Dreams in the Golden Country: The Diary of Zipporah Feldman, a Jewish Immigrant Girl, New York City, 1903
- Author: Kathryn Lasky
- Language: English
- Genre: Historical Fiction
- Set in: New York City, 1903
- Publisher: Scholastic
- Publication date: March 1, 1998
- Publication place: United States
- ISBN: 9780439156004

= Dreams in the Golden Country =

Children's historical fiction novel by Kathryn Lasky

Dreams in the Golden Country: The Diary of Zipporah Feldman, a Jewish Immigrant Girl, New York City, 1903 is a 1998 children's historical novel by Kathryn Lasky, part of the Dear America series. The novel takes the form of a diary written by 12-year-old Zipporah "Zippy" Feldman, a Russian Jew who has immigrated to the Lower East Side of New York City with her family. It is the series' only book on Jewish and Russian immigrants to the U.S.

The novel was partially inspired by Lasky's grandparents' immigration to the U.S.

The novel was adapted into an HBO film of the same name in April 1999, following largely the same plot at the book. Zippy was played by Natalie Vansier.

== Analysis ==
The "golden country" in the novel's title refers to the United States and its economic opportunity. This eponym has been used similarly in other children's literature discussing Jewish immigration to the U.S. in this period. However, the novel also discusses the "twin threats of poverty and sickness" in Zippy's new life, and how "exploitation clashes with the expectation of prosperity" in the Lower East Side.

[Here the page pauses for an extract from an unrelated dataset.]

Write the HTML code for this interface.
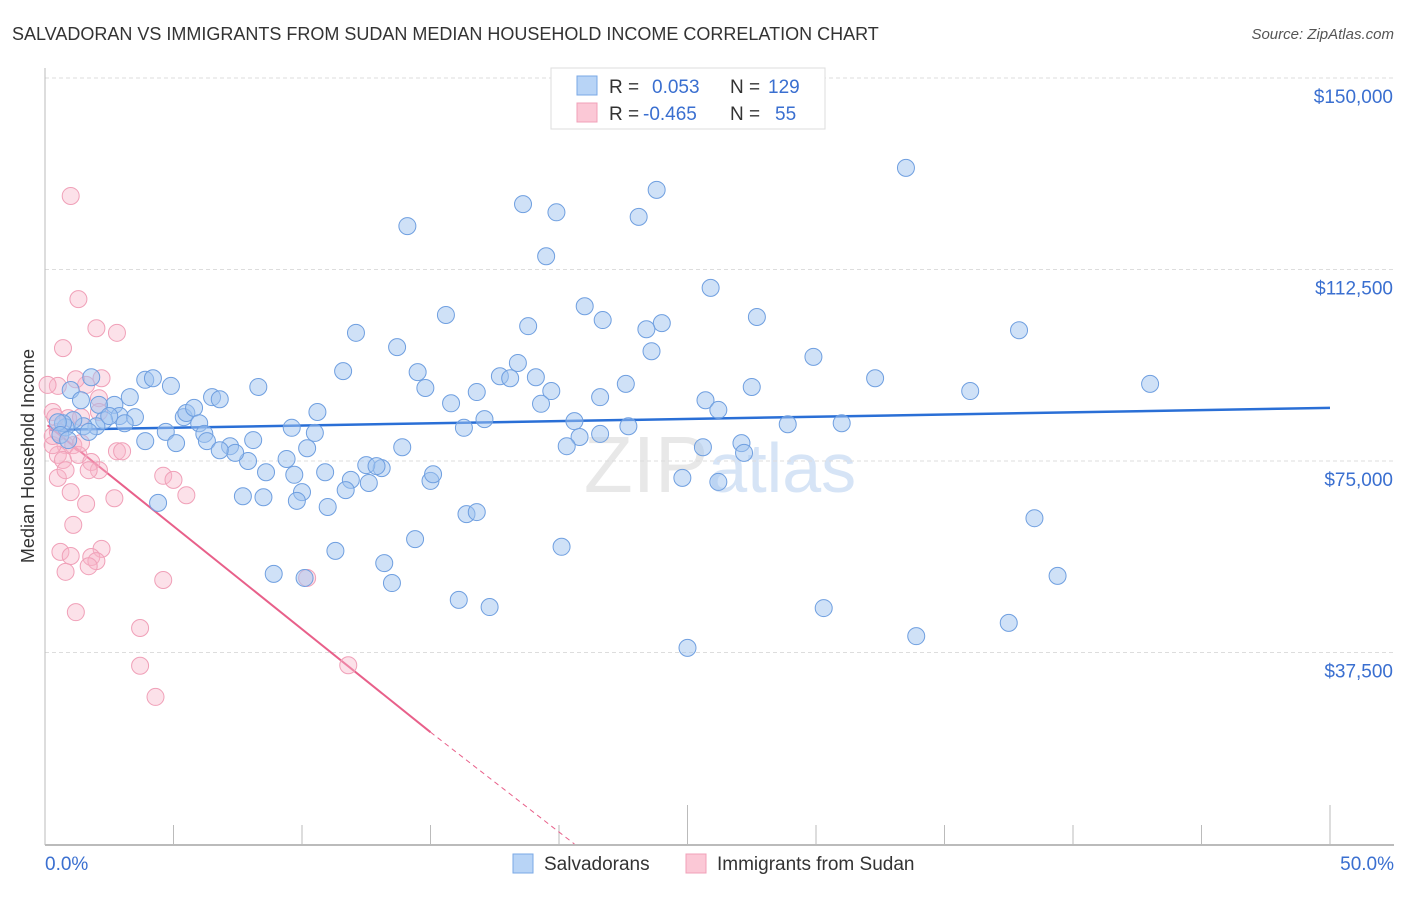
<!DOCTYPE html>
<html><head><meta charset="utf-8"><style>
body{margin:0;background:#fff;font-family:"Liberation Sans",sans-serif;}
svg text{font-family:"Liberation Sans",sans-serif;}
</style></head><body>
<svg id="chart" width="1406" height="892" xmlns="http://www.w3.org/2000/svg">
<text x="12" y="40" font-size="18" fill="#333">SALVADORAN VS IMMIGRANTS FROM SUDAN MEDIAN HOUSEHOLD INCOME CORRELATION CHART</text>
<text x="1394" y="39" font-size="15" fill="#555" text-anchor="end" font-style="italic">Source: ZipAtlas.com</text>
<text transform="translate(34,456) rotate(-90)" font-size="18" fill="#333" text-anchor="middle">Median Household Income</text>
<text x="720" y="492" font-size="80" fill="#e8e8e8" text-anchor="middle" font-family="Liberation Serif">ZIP<tspan fill="#d6e4f6" font-family="Liberation Sans" font-size="70">atlas</tspan></text>
<g id="grid"></g><g id="axes"></g><g id="trends"></g><g id="pts"></g>
<g>
<rect x="551" y="68" width="274" height="61" fill="#fff" stroke="#ddd"/>
<rect x="577" y="76" width="20" height="19" fill="#b8d4f6" stroke="#7aa8e6"/>
<rect x="577" y="103" width="20" height="19" fill="#fbc8d6" stroke="#f0a0b8"/>
<text x="609" y="93" font-size="19" fill="#333">R = <tspan fill="#3a6fd0" x="652">0.053</tspan><tspan fill="#333" x="730">N =</tspan><tspan fill="#3a6fd0" x="768">129</tspan></text>
<text x="609" y="120" font-size="19" fill="#333">R = <tspan fill="#3a6fd0" x="643">-0.465</tspan><tspan fill="#333" x="730">N =</tspan><tspan fill="#3a6fd0" x="775">55</tspan></text>
</g>
<g>
<rect x="513" y="854" width="20" height="19" fill="#b8d4f6" stroke="#7aa8e6"/>
<text x="544" y="870" font-size="19" fill="#333">Salvadorans</text>
<rect x="686" y="854" width="20" height="19" fill="#fbc8d6" stroke="#f0a0b8"/>
<text x="717" y="870" font-size="19" fill="#333">Immigrants from Sudan</text>
</g>
</svg>
<script>
const yTicks=[37500,75000,112500,150000];
const yTickLabels=["$37,500","$75,000","$112,500","$150,000"];
const xTickLabels=["0.0%","50.0%"];
const blueX=[33.5,23.8,18.6,19.9,23.1,14.1,19.5,25.9,21.0,15.6,21.7,27.7,18.8,24.0,23.4,12.1,37.9,13.7,23.6,29.9,11.6,18.4,14.5,17.7,18.1,19.1,43.0,32.3,22.6,27.5,14.8,16.8,19.7,36.0,21.6,15.8,19.3,25.7,26.2,10.6,17.1,20.6,16.3,22.7,28.9,31.0,10.5,9.6,21.6,20.8,20.3,13.9,10.2,27.1,25.6,27.2,9.4,8.6,9.7,7.9,10.9,13.1,12.5,12.9,15.0,15.1,11.9,12.6,11.7,24.8,26.2,10.0,8.5,7.7,9.8,11.0,38.5,16.4,16.8,14.4,11.3,13.2,20.1,8.9,10.1,13.5,16.1,17.3,30.3,33.9,37.5,39.4,25.0,4.4,1.8,3.9,4.9,3.3,4.2,2.7,2.9,2.3,2.0,1.5,1.1,0.8,0.7,0.5,1.0,1.4,2.1,3.5,3.9,4.7,5.1,5.4,5.5,5.8,6.0,6.2,6.3,6.5,6.8,7.2,7.4,8.3,8.1,6.8,3.1,2.5,1.7,0.6,0.9];
const blueY=[132.4,128.1,125.3,123.7,122.8,121.0,115.1,108.9,105.3,103.6,102.6,103.2,101.4,102.0,100.8,100.1,100.6,97.3,96.5,95.4,92.6,94.2,92.4,91.6,91.2,91.4,90.1,91.2,90.1,89.5,89.3,88.5,88.7,88.7,87.5,86.3,86.2,86.9,85.0,84.6,83.2,82.8,81.5,81.8,82.2,82.4,80.5,81.5,80.3,79.7,77.9,77.7,77.5,78.5,77.7,76.6,75.4,72.8,72.3,75.0,72.8,73.6,74.2,74.0,71.1,72.4,71.3,70.7,69.3,71.7,70.9,68.9,67.9,68.1,67.2,66.0,63.8,64.6,65.0,59.7,57.4,55.0,58.2,52.9,52.1,51.1,47.8,46.4,46.2,40.7,43.3,52.5,38.4,66.8,91.4,90.9,89.7,87.5,91.2,86.0,83.8,83.0,81.8,81.8,83.0,81.6,82.4,82.6,88.9,86.9,86.0,83.6,78.9,80.7,78.5,83.6,84.4,85.4,82.4,80.3,78.9,87.5,87.1,77.9,76.6,89.5,79.1,77.1,82.4,83.8,80.7,80.1,79.1];
const pinkX=[1.0,1.3,2.0,2.8,0.7,0.5,0.1,1.6,2.2,1.2,2.1,0.3,0.4,0.9,1.4,2.1,0.8,1.1,0.5,0.7,1.3,1.8,2.1,2.8,3.0,0.3,4.6,5.0,1.7,0.5,1.0,5.5,2.7,1.6,1.1,0.6,1.0,2.2,1.8,2.0,1.7,0.8,4.6,10.2,1.2,3.7,3.7,11.8,4.3,0.3,0.5,1.4,0.8];
const pinkY=[126.9,106.7,101.0,100.1,97.1,89.7,89.9,89.9,91.2,91.0,87.3,84.6,83.6,83.4,83.6,84.6,78.1,78.1,76.2,75.2,76.2,74.8,73.2,76.9,76.9,78.1,72.1,71.3,73.2,71.7,68.9,68.3,67.7,66.6,62.5,57.2,56.4,57.8,56.2,55.4,54.4,53.3,51.7,52.1,45.4,42.3,34.9,35.0,28.8,79.9,80.7,78.5,73.2];
const blueTrend=[0.2,81.1,50,85.4];
const pinkTrend=[0.1,82.0,15.0,21.9,20.6,0];
const NS="http://www.w3.org/2000/svg";
const X0=45,X1=1330,Y0=844,YTOP=78;
function sx(p){return X0+p/50*(X1-X0);}
function sy(v){return Y0-v/150*(Y0-YTOP);}
function mk(tag,attrs,parent){const e=document.createElementNS(NS,tag);for(const k in attrs)e.setAttribute(k,attrs[k]);parent.appendChild(e);return e;}
const grid=document.getElementById('grid'),axes=document.getElementById('axes'),trends=document.getElementById('trends'),pts=document.getElementById('pts');
yTicks.forEach((t,i)=>{
 const l=mk('line',{x1:X0,x2:1394,y1:sy(t*0.001*1),y2:sy(t*0.001),stroke:'#ddd','stroke-dasharray':'4,3'},grid);
 
 
 const tx=mk('text',{x:1393,y:sy(t*0.001)+25,'font-size':19,fill:'#3a6fd0','text-anchor':'end'},axes);
 tx.textContent=yTickLabels[i];
 
 
});
let a=mk('line',{x1:X0,x2:X0,y1:68,y2:845,stroke:'#bbb'},axes);


a=mk('line',{x1:X0,x2:1394,y1:845,y2:845,stroke:'#bbb','stroke-width':2},axes);


for(let k=1;k<=10;k++){
 const t=mk('line',{x1:sx(k*5),x2:sx(k*5),y1:(k%5==0)?805:825,y2:845,stroke:'#bbb'},axes);
 
 
}
[[0,'start',45],[50,'end',1394]].forEach((d,i)=>{
 const t=mk('text',{x:d[2],y:870,'font-size':19,fill:'#3a6fd0','text-anchor':d[1]},axes);
 t.textContent=xTickLabels[i];
 
 
});
function dots(xs,ys,fill,stroke,name){
 xs.forEach((x,i)=>{
  const c=mk('circle',{cx:sx(x),cy:sy(ys[i]),r:8.5,fill:fill,stroke:stroke,'stroke-width':1},pts);
  
  
 });
}
dots(pinkX,pinkY,'rgba(248,180,200,0.4)','#f0a0b8','sudan-point');
dots(blueX,blueY,'rgba(160,196,240,0.5)','#6f9fe0','salvadoran-point');
let tl=mk('line',{x1:sx(blueTrend[0]),y1:sy(blueTrend[1]),x2:sx(blueTrend[2]),y2:sy(blueTrend[3]),stroke:'#2a6fd6','stroke-width':2.5},trends);


tl=mk('line',{x1:sx(pinkTrend[0]),y1:sy(pinkTrend[1]),x2:sx(pinkTrend[2]),y2:sy(pinkTrend[3]),stroke:'#e8608a','stroke-width':2},trends);


tl=mk('line',{x1:sx(pinkTrend[2]),y1:sy(pinkTrend[3]),x2:sx(pinkTrend[4]),y2:sy(pinkTrend[5]),stroke:'#e8608a','stroke-width':1,'stroke-dasharray':'5,4'},trends);


</script>
</body></html>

The novel takes place entirely within the U.S., as with the majority of similar children's literature addressing Jewish immigration to the U.S. at the turn of the 20th century.

== Synopsis ==

Zipporah "Zippy" Feldman, her mother, and her older sisters Miriam and Tovah arrive at Ellis Island, after traveling from Zarichka, a village in the Russian Empire. After passing the health inspections, they reunite with Zippy's father, who arrived in the U.S. previously to work, and settle into their tenement on the Lower East Side.

Zippy begins attending school, where she begins learning English and American culture, and makes friends. She also becomes interested in theater. Tovah begins work at a shirtwaist factory and founds a union there, while Miriam elopes with a Catholic man named Sean, which angers her mother.

In addition to finding her own place in American life, Zippy tries to reignite her father's love of violin and find ways to help her mother adjust to American culture.

After a series of tragic events, including the death of family friend Mamie in a shirtwaist factory fire and the death of Zippy's new baby brother, Yossel, the family reunites with Miriam and Zippy finishes her diary.